A sample three-week plan

To make this concrete, here's how I'd actually structure three weeks for a candidate starting from scratch.

Week one is the foundation: spend two days getting fluent in profitability across three different prompt variations, two days on sizing with focus on choosing between bottom-up and top-down, one day on market entry, and half a day drafting fit stories.

Week two is for pressure-testing: get two mocks with someone who can give real feedback, ideally on different case types, then use the rest of the week to fix what those mocks surfaced rather than learning anything new, with one day going to pricing or operations as a fast catch-up.

Week three closes the loop: run a third mock to close any remaining gap from week two, do a light review of all four case types focused on the structuring step rather than the math, and rehearse fit stories until they feel natural.

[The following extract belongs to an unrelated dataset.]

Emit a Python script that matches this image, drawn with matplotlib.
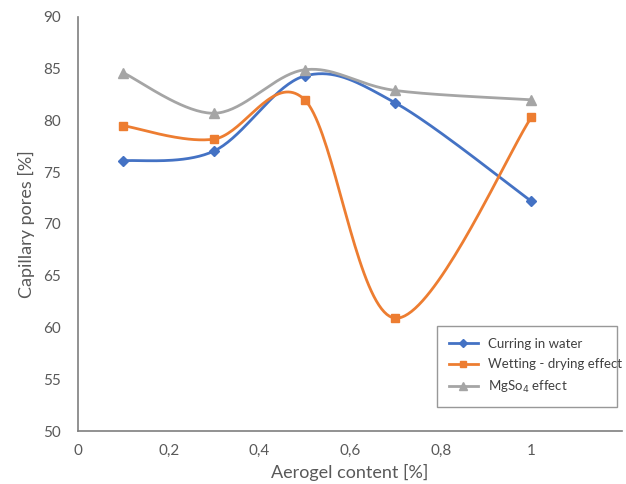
import numpy as np
import matplotlib
matplotlib.use("Agg")
import matplotlib.pyplot as plt

plt.rcParams['font.family'] = ['Lato', 'DejaVu Sans']

x = [0.1, 0.3, 0.5, 0.7, 1.0]
curing_water = [76.1, 77.05, 84.3, 81.7, 72.2]
wetting_drying = [79.5, 78.2, 82.0, 60.9, 80.3]
mgso4 = [84.6, 80.7, 84.9, 82.9, 82.0]
labels = ["Curring in water", "Wetting - drying effect", "MgSo$_4$ effect"]
colors = ["#4472C4", "#ED7D31", "#A5A5A5"]
markers = ["D", "s", "^"]
xticks = [0, 0.2, 0.4, 0.6, 0.8, 1.0]
xticklabels = ["0", "0,2", "0,4", "0,6", "0,8", "1"]
yticks = [50, 55, 60, 65, 70, 75, 80, 85, 90]


def smooth(xs, ys, n=40):
    P = np.column_stack([xs, ys]).astype(float)
    m = len(P)
    out = []
    for i in range(m - 1):
        p0 = P[i - 1] if i > 0 else P[i]
        p1 = P[i]
        p2 = P[i + 1]
        p3 = P[i + 2] if i + 2 < m else P[i + 1]
        c1 = p1 + (p2 - p0) / 6.0
        c2 = p2 - (p3 - p1) / 6.0
        t = np.linspace(0, 1, n)[:, None]
        seg = ((1 - t) ** 3) * p1 + 3 * ((1 - t) ** 2) * t * c1 + 3 * (1 - t) * t ** 2 * c2 + t ** 3 * p2
        out.append(seg if i == 0 else seg[1:])
    s = np.vstack(out)
    return s[:, 0], s[:, 1]


fig = plt.figure(figsize=(6.26, 4.84), dpi=100)
ax = fig.add_axes([0.1246, 0.1095, 0.869, 0.8554])

msizes = [5, 6, 7]
for ys, c, mk, lab, ms in zip([curing_water, wetting_drying, mgso4], colors, markers, labels, msizes):
    sx, sy = smooth(x, ys)
    ax.plot(sx, sy, color=c, lw=2)
    ax.plot(x, ys, linestyle='none', marker=mk, color=c, ms=ms)
    ax.plot([], [], color=c, lw=2, marker=mk, ms=ms - 1, label=lab)

ax.set_xlim(0, 1.2)
ax.set_ylim(50, 90)
ax.set_xticks(xticks)
ax.set_xticklabels(xticklabels)
ax.set_yticks(yticks)

txtc = "#595959"
for s in ["top", "right"]:
    ax.spines[s].set_visible(False)
for s in ["left", "bottom"]:
    ax.spines[s].set_color("#7f7f7f")
    ax.spines[s].set_linewidth(1.2)
ax.tick_params(length=0, colors=txtc, labelsize=11)
ax.tick_params(axis='y', pad=12)
ax.tick_params(axis='x', pad=9)
ax.set_xlabel("Aerogel content [%]", color=txtc, fontsize=13, labelpad=5)
ax.set_ylabel("Capillary pores [%]", color=txtc, fontsize=13, labelpad=6)

leg = ax.legend(loc="lower left", bbox_to_anchor=(0.66, 0.058, 0.331, 0.193), mode="expand",
                borderaxespad=0, frameon=True, fancybox=False, fontsize=9.5, labelcolor="#404040",
                handlelength=2.2, borderpad=0.9, labelspacing=0.65)
leg.get_frame().set_edgecolor("#7f7f7f")
leg.get_frame().set_linewidth(1.0)

fig.savefig("out.png", dpi=100)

The last two days are rest and a calm review of frameworks, not new content.

You'll notice this plan covers four case types reasonably well, fit competently, and almost nothing else, which is the trade-off compressed prep forces. The candidate who tries to cover everything ends up being good at nothing.

What gets you through

A candidate who handles a standard profitability case beautifully is walking into a second round, while one who stumbles through five case types without being sharp on any of them probably isn't.

Compressed prep is a different problem from full prep, with a different right answer: the question is whether the interviewer in the room sees someone who can think cleanly under pressure, structure a problem the way a consultant would, and communicate the answer without losing them along the way. How much you cover doesn't really enter into it.

The plan that works is narrow on purpose: four case types you can structure flexibly, three mocks with someone who can hold you to a consistent standard across them, and fit prep solid enough that you're not hoping to get away with it. Almost everything else is noise on a tight timeline.